Phoenix RisingCelebrating the 50th anniversary of innovative, interdisciplinary living and learning at Raymond College
Raymond College was one of the "cluster colleges," a college that is a living community and that only focuses on one field of study. For Raymond, it was liberal arts and the students were not graded by class, but rather evaluated by faculty at the end of each semester. Above is a photo of Raymond freshman students heading off to the annual campout.
In 1962, Raymond College arose as the first cluster college of University of the Pacific. It fulfilled the vision of President Robert Burns - to reinvigorate the liberal arts and grow the University while maintaining a student-centered focus.
It also brought national attention to Pacific.
"Pacific may become one of the nation's most interesting campuses," observed Time magazine in an October 1963 article.
Ten years later, when universities across the country were struggling financially and cutting programs, Pacific's cluster colleges were still being talked about, in the San Francisco Chronicle, the L. A. Times, the Wall Street Journal and others. And schools such as UC Santa Cruz, UC San Diego, Michigan State University and Western Washington University were beginning to follow Pacific's lead.
On Aug. 3-5, alumni from Raymond will gather at University of the Pacific's Stockton campus to hold a reunion of sorts. They will be there to celebrate the 50th anniversary of the founding of Raymond and the legacy that the liberal arts college has left behind at Pacific and other institutions that copied its success.
It wasn't just the cluster concept that brought attention to Raymond; its program was unique on virtually every front.
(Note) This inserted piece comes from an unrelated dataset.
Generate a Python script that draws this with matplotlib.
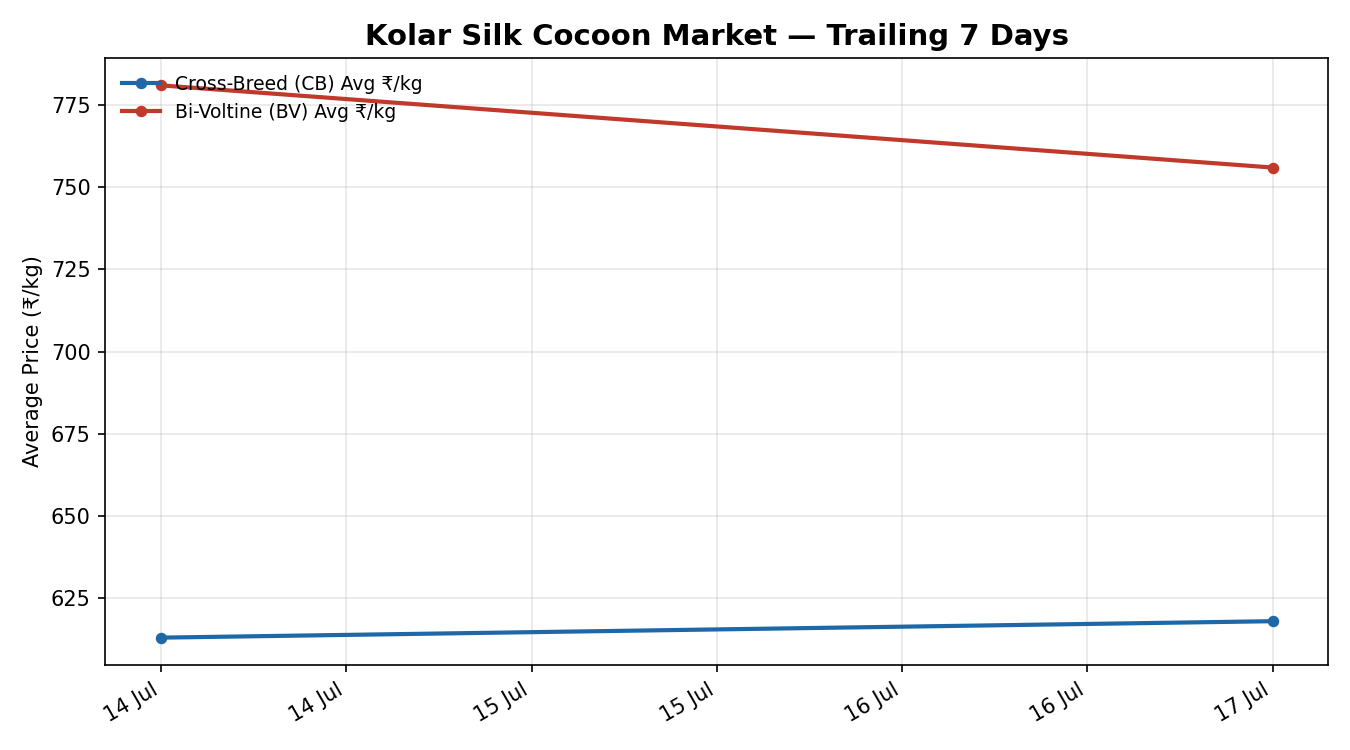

Raymond offered a three-year bachelor's degree program in liberal arts. That's it. There were no departments, no majors - and no grades.
In the early years, the program included 27 courses, of which 22 were required. Students had the freedom to explore other topics through independent study and research. Though in some ways the prescribed curriculum seemed constraining, it also added to the cohesiveness of the community.
"The strength of the program was that students had the same common background," said Raymond physics professor Neil Lark.
In Raymond College, community was key. Students and faculty studied and ate together on a regular, almost daily basis.
Classes were small - no more than 15 students - and focused on seminars and independent study.
"Small seminar-type classes require total participation in discussion," Ralph Holcomb '73 reflected on his experience at the time. "I became involved with my classes as never before."
The curriculum incorporated the classical divisions of the liberal arts: humanities, social sciences and natural sciences, with a focus on integrating the learning experience. It also encompassed a global perspective, including non-Western studies and foreign language.
Weekly High Table dinners included a presentation and discussion and were as broad in scope as the curriculum. Notable speakers included Austrian-born concert pianist Karl Ulrich Schnabel, science fiction writer Arthur C. Clarke and Black Panther attorney Charles Garry.
But no grades? Really?
"Raymond College from the very beginning shunned letter grades as a way of evaluating a student's work," said George Blum, a former Raymond College sociology professor.
Students received term letters, which included an evaluation of their achievements, strengths and weaknesses.
"Overall, Raymond remained true to its philosophy of treating students as individuals who deserved an evaluation that went beyond a mere grade symbol, even though some concessions had to be made in communicating our evaluations to the wider public," said Blum.
The first graduating class set the bar high, with 14 of 39 graduates earning prestigious fellowships, including three Fulbright awards and two Rockefeller grants. Graduates parlayed their liberal arts degrees into a wide variety of career paths, with more than 70 percent going on to graduate and professional schools.
As the 1970s drew to a close, financial and other challenges resulted in the eventual dissolution of the cluster colleges. But though the physical institution no longer exists, Raymond's essence is still very much a part of Pacific today.
Small classes, close faculty-student interaction, an integrated foundation for liberal learning and respect for diversity are pillars of Pacific's mission. Innovation and interdisciplinary research and programs are common and encouraged across the entire University. Beyond the classroom, producing graduates who can think critically and who care about creating and sustaining a good society are primary Pacific values.
As Raymond alumni gather together this summer for a celebratory High Table, they can take pride that their legacy is still very much alive at Pacific today.